Direct synthesis and the morphological control of highly ordered mesoporous AlSBA-15 using urea-tetrachloroaluminate as a novel aluminum source

Abstract

The synthesis of AlSBA-15 under mild acidic conditions was performed through adjusting the molar H₂O/HCl ratio, which indicates the formation of Si–O–Al linkages that lead to isomorphous substitution of Si⁴⁺ by some Al³⁺ ions. In this paper, the direct incorporation of Al³⁺ onto a SBA-15 framework in acid mediated synthesis with a nSi/nAl molar ratio of 7 was optimized using urea tetrachloroaluminate ionic liquid as a new aluminum source. The hydrothermal temperature was varied from 80 to 140 °C and the samples were denoted as AlSBA-15(U_x). The conventional AlSBA-15 also was prepared using direct synthesis [AlSBA-15(D)] and post synthesis [AlSBA-15(P)] aiming to study the influence of aluminum sources and preparation conditions on their structural, textural, and physicochemical properties.
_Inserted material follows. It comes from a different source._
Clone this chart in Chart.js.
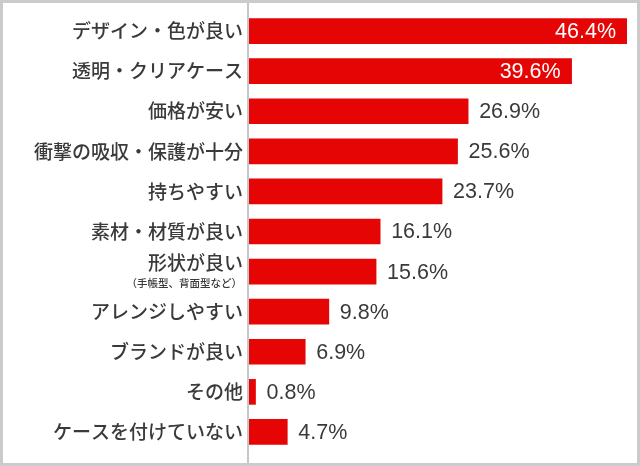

The synthesized materials were characterized by N₂ physisorption, XRD, FT-IR, Py-FT-IR, NH₃-TPD, XRF, HRTEM and SEM. All preparation methods led to the formation of aluminum containing SBA-15 samples with different Si/Al contents. Nevertheless, depending on the preparation methods, the AlSBA-15 samples exhibited different structural, morphology, and surface characteristics, especially in terms of Brønsted and Lewis acid site content. AlSBA-15(U₁₀₀) had high surface area (813 m² g⁻¹) and high acidity. TEM images of synthesized AlSBA-15(U₁₀₀) showed well-ordered hexagonal arrays of uniform cylindrical channels. The effectiveness of AlSBA-15, as an acid catalyst, was studied for the esterification of acetic acid with butanol and cumene cracking. The high activity of AlSBA-15(U₁₀₀) is attributed to its good ordered structure and high acidity.